Not legal tender, but legal to trade
Under current law, no cryptocurrency is considered money in India. You cannot pay your taxes or your rent with Bitcoin. But the government draws a clear line: holding and trading crypto as an investment or digital asset is lawful. That distinction matters because it keeps exchanges operating, allows retail participation, and keeps the activity inside the formal financial system — which is exactly where the tax authorities want it.
How India taxes crypto gains
The tax treatment hasn't changed from the previous regime. Gains from crypto transactions are taxed at a flat 30% rate, with no deduction allowed except the cost of acquisition. There's also a 1% tax deducted at source (TDS) on every transfer above a certain threshold. Critics call the rates harsh, but the clarity itself has been a net positive: traders know what they owe, and exchanges have built compliance tools to handle the deductions automatically.

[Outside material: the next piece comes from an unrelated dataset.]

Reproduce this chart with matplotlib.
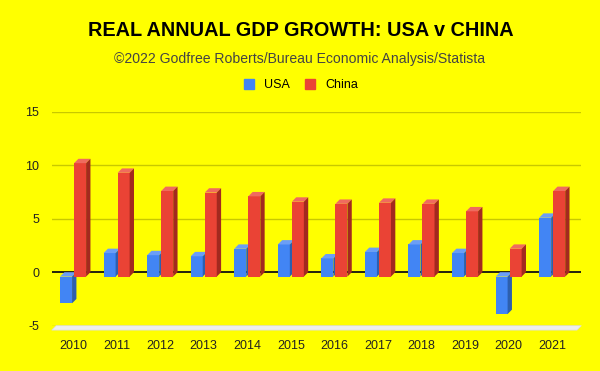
import numpy as np
import matplotlib.pyplot as plt
from matplotlib.patches import Polygon, Patch

years = ['2010', '2011', '2012', '2013', '2014', '2015',
         '2016', '2017', '2018', '2019', '2020', '2021']
usa = [-2.5, 2.2, 2.0, 1.9, 2.6, 3.0, 1.7, 2.3, 3.0, 2.2, -3.5, 5.5]
china = [10.6, 9.7, 8.0, 7.85, 7.5, 7.0, 6.8, 6.9, 6.8, 6.1, 2.6, 8.0]

BG = '#ffff00'
GRID = '#c8c800'
USA_C = ('#4285f4', '#6b9ef6', '#2d5fae')    # front, top, side
CHINA_C = ('#ea4335', '#ef6b5f', '#a3291f')

# fake 3d depth (data units)
DX = 0.10
DY = 0.41
W = 0.276
GAP = 0.023


def bar3d(ax, x, vals, cols):
    front, top, side = cols
    lo = np.minimum(vals, 0)
    hi = np.maximum(vals, 0)
    ax.bar(x, hi - lo, width=W, bottom=lo - DY, align='edge',
           color=front, zorder=3, clip_on=False)
    for xi, l, h in zip(x, lo, hi):
        ax.add_patch(Polygon([(xi, h - DY), (xi + W, h - DY),
                              (xi + W + DX, h), (xi + DX, h)],
                             closed=True, color=top, zorder=3, lw=0))
        ax.add_patch(Polygon([(xi + W, l - DY), (xi + W + DX, l),
                              (xi + W + DX, h), (xi + W, h - DY)],
                             closed=True, color=side, zorder=3, lw=0,
                             clip_on=False))


plt.rcParams['font.family'] = ['Liberation Sans', 'DejaVu Sans']
plt.rcParams['axes.unicode_minus'] = False
fig = plt.figure(figsize=(6, 3.71), dpi=100, facecolor=BG)
ax = fig.add_axes([0.0862, 0.1221, 0.8827, 0.5768], facecolor=BG)

x = np.arange(len(years))
xl, xr = -0.49, 11.67
ax.set_xlim(xl, xr)
ax.set_ylim(-5, 15)

for g in [5, 10, 15]:
    ax.axhline(g, color=GRID, lw=1, zorder=1)
ax.axhline(-5, color=GRID, lw=1, zorder=1)
ax.axhline(0, color='#111111', lw=1.3, zorder=2)

# floor
ax.add_patch(Polygon([(xl, -5 - DY), (xr - DX, -5 - DY), (xr, -5), (xl + DX, -5)],
                     closed=True, facecolor='#eeeeee', edgecolor='#dddddd',
                     lw=0.5, zorder=1, clip_on=False))

# draw group by group so later bars overlap correctly
for i in range(len(years)):
    bar3d(ax, [x[i] - GAP - W], [usa[i]], USA_C)
    bar3d(ax, [x[i] + GAP], [china[i]], CHINA_C)

ax.set_xticks(x)
ax.set_xticklabels(years)
ax.set_yticks([-5, 0, 5, 10, 15])
ax.tick_params(axis='x', length=0, pad=10, labelsize=9, labelcolor='#222222')
ax.tick_params(axis='y', length=0, pad=9, labelsize=9, labelcolor='#222222')
for s in ax.spines.values():
    s.set_visible(False)

fig.text(0.502, 1 - 31 / 371, 'REAL ANNUAL GDP GROWTH: USA v CHINA',
         ha='center', va='center', fontsize=14.3, fontweight='bold', color='black')
fig.text(0.5, 1 - 58.5 / 371, '\u00a92022 Godfree Roberts/Bureau Economic Analysis/Statista',
         ha='center', va='center', fontsize=10.1, color='#444444')

handles = [Patch(color=USA_C[0], label='USA'), Patch(color=CHINA_C[0], label='China')]
fig.legend(handles=handles, loc='center', bbox_to_anchor=(0.502, 1 - 85 / 371),
           ncol=2, frameon=False, fontsize=9, handlelength=0.8, handleheight=0.8,
           handletextpad=0.8, columnspacing=1.2)

fig.savefig('out.png', dpi=100, facecolor=BG)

From confusion to structured monitoring
India's crypto journey has been messy. For years, the central bank and the finance ministry sent conflicting signals — a de facto banking ban in 2018, then a Supreme Court reversal, then a prolonged parliamentary silence. That era is over. Today, the regulators run a structured monitoring framework: exchanges must register with the Financial Intelligence Unit, report suspicious transactions, and maintain know-your-customer records. The move from chaos to a working, if strict, system has made India a more predictable place for compliant crypto businesses.
The legal clarity hasn't sparked a retail frenzy, but it has stopped the panic that used to follow every rumor of a ban. Trading volumes have stabilized, and domestic exchanges no longer fear being shuttered overnight. That stability is worth noting in a region where several neighbors have imposed outright prohibitions. India's approach — tax it, monitor it, but don't call it money — looks likely to remain the baseline through the next budget cycle, and possibly beyond.